Private funding of real estate deals has been BLOWING UP this year. You just have to scan the headlines to see the words “private equity” and “private funding” everywhere. This article from NREI.com is titled “Opportunistic Real Estate Funds Hit Cyclical Record”. Another article says, “Private Equity Racks Up Checkered Record in Retail Buyouts”. If you read through our local news like Grand Rapids Business Journal, you will see a lot of movement in our local apartment market as well. Over the next few blogs, we will be defining private placement, asking why to invest using this vehicle and discussing what to look out for before investing in a deal.
Before we get into defining private placement, we must inform you that we are not attorneys or accountants. This blog is here for your information and is not intended to be legal or tax advice.
What is a Private Placement?
A private placement is a private offering where investors put money in a deal that is presented by a sponsor. Accredited and/or non accredited investor’s funds are compiled together to invest in larger deals. It should not be mistaken as a Real Estate Investment Trust (REIT). Although the term Private Placement can be used in a variety of investments, for this blog series, we will discuss Real Estate only, so the investment vehicle could be multifamily, office, retail, resort property, group of single family homes, etc. In the next blog we will discuss the benefits of private placement over other real estate investment vehicles.
Keywords:
These are terms that are often used when describing and discussing a private placement. Many of these terms are interchangeable between other types of investments, but it’s important to understand what they mean when pertaining to private placement in real estate.

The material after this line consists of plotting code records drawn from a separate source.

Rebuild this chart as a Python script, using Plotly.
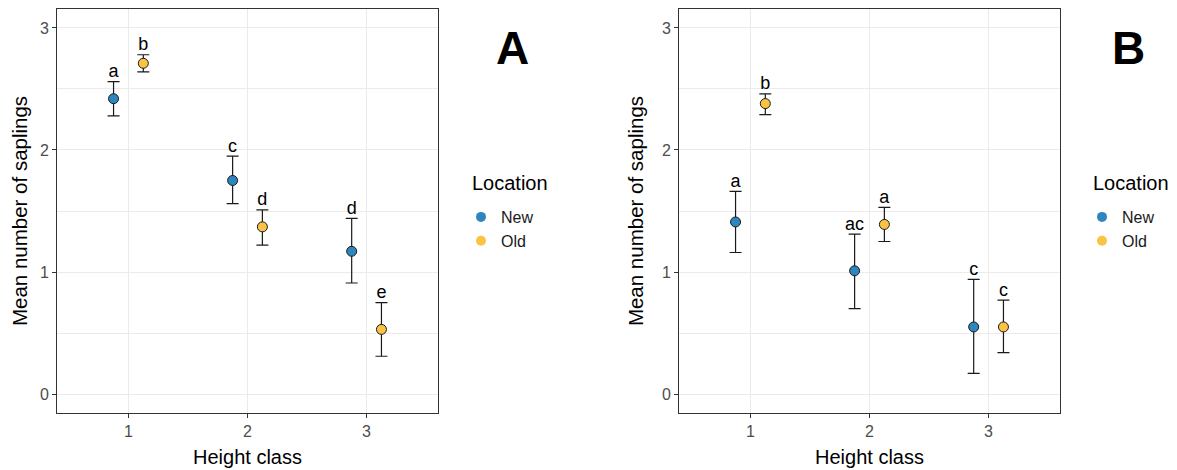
import plotly.graph_objects as go

height_class = [1, 2, 3]
locations = ["New", "Old"]
colors = {"New": "#2E86BE", "Old": "#FBC344"}
dodge = {"New": -0.125, "Old": 0.125}

# Panel A
a_mean = {"New": [2.42, 1.75, 1.17], "Old": [2.71, 1.37, 0.53]}
a_upper = {"New": [2.56, 1.95, 1.44], "Old": [2.78, 1.51, 0.75]}
a_lower = {"New": [2.28, 1.56, 0.91], "Old": [2.64, 1.22, 0.31]}
a_letters = {"New": ["a", "c", "d"], "Old": ["b", "d", "e"]}

# Panel B
b_mean = {"New": [1.41, 1.01, 0.55], "Old": [2.38, 1.39, 0.55]}
b_upper = {"New": [1.66, 1.31, 0.94], "Old": [2.46, 1.53, 0.77]}
b_lower = {"New": [1.16, 0.70, 0.17], "Old": [2.29, 1.25, 0.34]}
b_letters = {"New": ["a", "ac", "c"], "Old": ["b", "a", "c"]}

panels = [
    ("x", "y", "legend", a_mean, a_upper, a_lower, a_letters),
    ("x2", "y2", "legend2", b_mean, b_upper, b_lower, b_letters),
]

FONT = "Liberation Sans, Arial, sans-serif"
W, H = 1177, 470
OFF = 8  # page body margin offset


def px(v):
    return (v - OFF) / W


def py(v):
    return 1 - (v - OFF) / H


fig = go.Figure()

for xa, ya, leg, mean, up, lo, letters in panels:
    for loc in locations:
        xs = [h + dodge[loc] for h in height_class]
        m = mean[loc]
        fig.add_trace(go.Scatter(
            x=xs, y=m, xaxis=xa, yaxis=ya, mode="markers",
            marker=dict(size=10, color=colors[loc], line=dict(color="#1a1a1a", width=1)),
            error_y=dict(type="data", symmetric=False,
                         array=[u - v for u, v in zip(up[loc], m)],
                         arrayminus=[v - l for v, l in zip(m, lo[loc])],
                         width=6, thickness=1.2, color="#1a1a1a"),
            showlegend=False, hoverinfo="skip"))
        fig.add_trace(go.Scatter(
            x=xs, y=up[loc], xaxis=xa, yaxis=ya, mode="text",
            text=letters[loc], textposition="top center",
            textfont=dict(size=18, color="black", family=FONT),
            showlegend=False, hoverinfo="skip"))
        fig.add_trace(go.Scatter(
            x=[None], y=[None], xaxis=xa, yaxis=ya, mode="markers",
            marker=dict(size=10, color=colors[loc], line=dict(width=0)),
            name=loc, legend=leg, legendgroup=leg + loc, showlegend=True))

ydom = [py(413), py(9)]
axis_common = dict(
    showline=True, linecolor="#333333", linewidth=1, mirror=True,
    ticks="outside", ticklen=4, tickcolor="#333333",
    tickfont=dict(size=16, color="#4D4D4D", family=FONT),
    showgrid=True, gridcolor="#EBEBEB", gridwidth=1, zeroline=False,
)
xcommon = dict(axis_common, range=[0.4, 3.6], tickvals=[1, 2, 3],
               title=dict(text="Height class", font=dict(size=20, color="black", family=FONT), standoff=10))
ycommon = dict(axis_common, range=[-0.155, 3.155], tickvals=[0, 1, 2, 3],
               minor=dict(tickvals=[0.5, 1.5, 2.5], showgrid=True, gridcolor="#EBEBEB", ticks=""),
               title=dict(text="Mean number of saplings", font=dict(size=20.5, color="black", family=FONT), standoff=12))

legend_common = dict(xanchor="left", yanchor="top",
                     font=dict(size=16, color="#1a1a1a", family=FONT), bgcolor="rgba(0,0,0,0)",
                     itemwidth=30, tracegroupgap=0)

fig.update_layout(
    width=W, height=H,
    margin=dict(l=0, r=0, t=0, b=0),
    paper_bgcolor="white", plot_bgcolor="white",
    font=dict(family=FONT),
    xaxis=dict(xcommon, domain=[px(57), px(438)], anchor="y"),
    yaxis=dict(ycommon, domain=ydom, anchor="x"),
    xaxis2=dict(xcommon, domain=[px(679), px(1060)], anchor="y2"),
    yaxis2=dict(ycommon, domain=ydom, anchor="x2"),
    legend=dict(legend_common, x=px(461), y=py(200)),
    legend2=dict(legend_common, x=px(1082), y=py(200)),
    annotations=[
        dict(text="Location", x=px(470), y=py(183), xref="paper", yref="paper",
             xanchor="left", yanchor="middle", showarrow=False,
             font=dict(size=20, color="black", family=FONT)),
        dict(text="Location", x=px(1091), y=py(183), xref="paper", yref="paper",
             xanchor="left", yanchor="middle", showarrow=False,
             font=dict(size=20, color="black", family=FONT)),
        dict(text="<b>A</b>", x=px(512), y=py(48), xref="paper", yref="paper",
             xanchor="center", yanchor="middle",
             showarrow=False, font=dict(size=46, color="black", family=FONT)),
        dict(text="<b>B</b>", x=px(1128), y=py(48), xref="paper", yref="paper",
             xanchor="center", yanchor="middle",
             showarrow=False, font=dict(size=46, color="black", family=FONT)),
    ],
)

fig.write_html("out.html")
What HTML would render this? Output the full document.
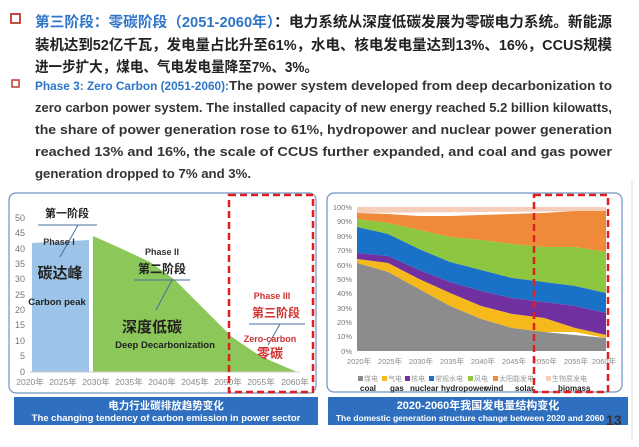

- Sponsor: Also called a promotor or syndicator. This is the entrepreneur or team putting together the investment.
- Executive Summary: Also called a Prospectus. This is the initial Marketing tool presented to prospective investors about a deal. It describes who the players are, what the deal is, the yield, the market, etc. It’s important to note that this is not a legal document. It doesn’t contain the full set of risk disclosures, but it still must avoid anti fraud provisions (misrepresentation, “pie in the sky”). This introduces the deal without providing every detail about it.
- Private Placement Memorandum: First of all, this is NOT an exciting marketing document. With this document, you can tell if they hired the right attorney because it will be boring, detailed, and contain disclosures and legal wording that is required by federal securities law. It tells all the ways you could lose your money. It is important to read and understand this document, but don’t waste your time with it unless you liked the Executive summary and want to move forward.
- Accredited Investor: This is defined by federal securities laws. Seen by the government as a less risky investor. They are considered more sophisticated, seasoned investor. They have a net worth of over 1 million excluding the value of their primary residence. OR they have income of at least $200,000 each year for 2 years and will make the same amount this year. You can also include a spouse in this amount and the number jumps to $300,000 year.
- Non-Accredited Investor: Seen as a higher risk investor because the investment is most likely a higher percentage of their income. They could be more problematic in a deal because they are less sophisticated and less practiced.